The money is all gone.  The adoption fell through.  Your parents are getting divorced.  Your best friend was just killed in a car crash.  The storm hit your home town.   The diagnosis is Cancer.   Your beloved soldier won’t be coming home.   The baby is dead.   There were no survivors.

There are phone calls that knock us to our knees, lay us out flat on the floor, suck the last drop of air from our lungs, and yet we find ourselves there, in our motherhood, with the phone still dangling from our lifeless hands, filling yet another sippy cup, looking over homework, answering endless questions.

There are those moments in life when we know the tears should come, the tears will come, but we are paralyzed by our motherhood.  We are stricken numb, yet somehow still moving, because we have to, because it’s all we know, because we have no choice.

And yet, we are human.  The very life has been drained out of our chests; if we breathe too deeply, we know that we shall surely feel the gaping hole collapse.   We are gasping for air, even as we scream at our children, adding the tears of our guilt to the pool of sorrow collecting in our hearts - the ocean we know shall surely spill over the minute they are in their beds and we are silently praying, “please don’t let them wake up!”  It is then, and only then, when we are truly allowed to fall apart, to have one second, and then a rush of seconds, of minutes, of long, sleepless hours, to curl into a ball and just begin to process the impact of the blow.   If only they don’t wake up, you can have the rest of the night to be a person, a human being, not just a mom.

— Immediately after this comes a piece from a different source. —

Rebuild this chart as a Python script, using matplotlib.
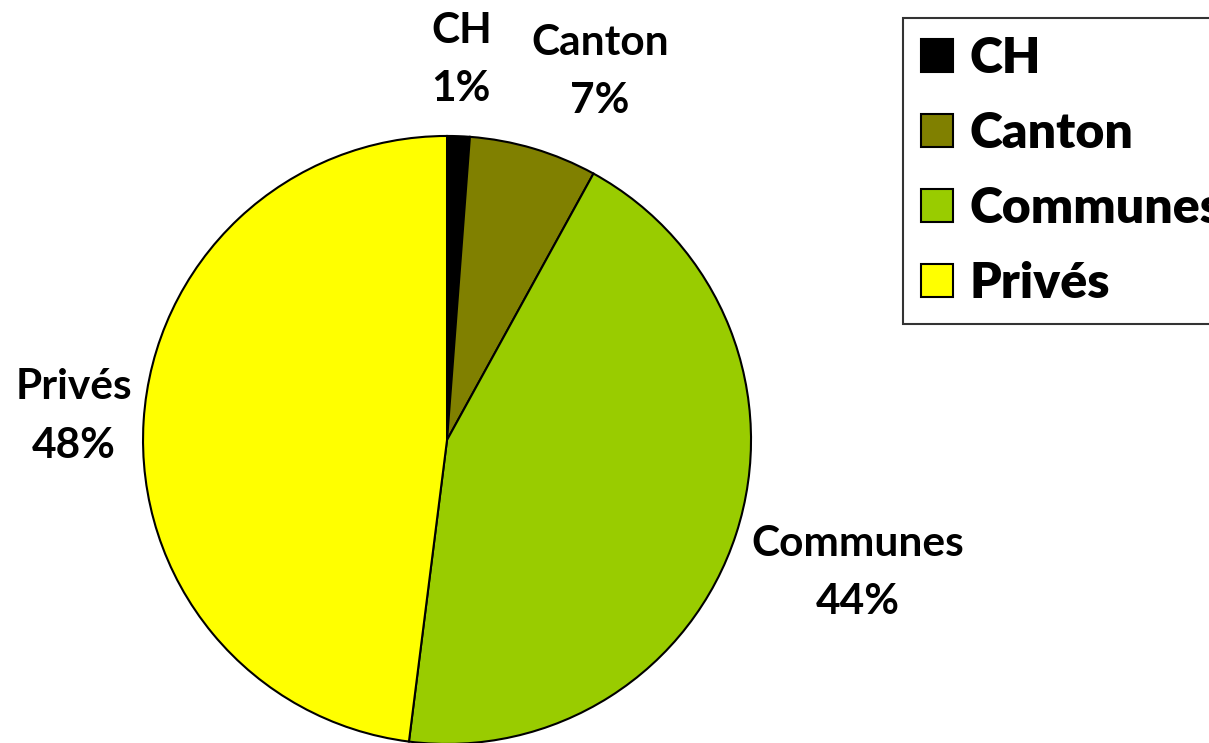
import numpy as np
import matplotlib.pyplot as plt
from matplotlib.patches import Patch

plt.rcParams['font.family'] = ['Lato', 'DejaVu Sans']

categories = ['CH', 'Canton', 'Communes', 'Privés']
shares = [1.2, 6.8, 44.0, 48.0]
colors = ['#000000', '#808000', '#99CC00', '#FFFF00']

# label placement tweaks (distance from centre, angle nudge in degrees)
label_dist = [1.25, 1.31, 1.42, 1.23]
label_nudge = [0, 6, 0, 0]

fig = plt.figure(figsize=(12.09, 7.43), dpi=100)
ax = fig.add_axes([0.1183, -0.0013, 0.5029, 0.8183])

wedges, _ = ax.pie(shares, colors=colors, startangle=90, counterclock=False,
                   radius=1.0, wedgeprops=dict(edgecolor='black', linewidth=1.5))

total = sum(shares)
for w, name, val, d, nudge in zip(wedges, categories, shares, label_dist, label_nudge):
    mid = np.deg2rad((w.theta1 + w.theta2) / 2 - nudge)
    ax.text(d * np.cos(mid), d * np.sin(mid),
            f'{name}\n{round(val / total * 100):.0f}%',
            ha='center', va='center', fontsize=30.5, fontweight='bold',
            linespacing=1.65)

ax.set_xlim(-1, 1)
ax.set_ylim(-1, 1)
ax.set_aspect('equal')
ax.axis('off')

handles = [Patch(facecolor=c, edgecolor='black', linewidth=1.5) for c in colors]
leg = fig.legend(handles, categories, loc='upper left',
                 bbox_to_anchor=(903 / 1209, 1 - 18 / 743),
                 prop=dict(size=36, weight='heavy'), frameon=True,
                 fancybox=False, edgecolor='black', handlelength=0.64,
                 handleheight=0.64, handletextpad=0.33, labelspacing=0.6,
                 borderpad=0.36, borderaxespad=0)
leg.get_frame().set_linewidth(1.5)

fig.savefig('out.png', dpi=100)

For a mom, the phrase “and life goes on around you” takes on a whole new meaning.  You can’t break down.  You can’t retreat.  You can’t succumb to the tidal wave that threatens to pull you under and bash your head against the rocks, because even then, in the darkest moment of your life, you are aware of the impact it will have on your children.

Your thoughts are racing with protecting them, from sadness, from fear, from the unknown and yet you can scarcely hold yourself upright.   There is so much you’ll have to explain, and yet so much you can’t explain.   So much you want to say, so much you must question whether or not to say.   You are so very aware of the careful wording of the Mommy language, and yet you are screaming at God from the depths of your being.   You are angry, you are scared, and you are so very very sad.

Being a mom is hard every single day.  But once in a while, it’s unbearable.  It’s cruel and heartless and a knife twisting in your back.   And yet life goes on around you.   And because today may be that day for you, I just want to say what nobody else may say.  I’m sorry.  I’m sorry that in the moment of your deepest pain, you don’t get to hide away with your hurt.   Don’t worry if you yell.  They’ll forgive you. They will.  They will.  

Do the best you can.  After all, even though you’re a mom, you’re still only human.  And sometimes, being human just hurts.

I had that kind of day recently, maybe not as bad as yours, but still, I know.   And I’m sorry.  So very sorry.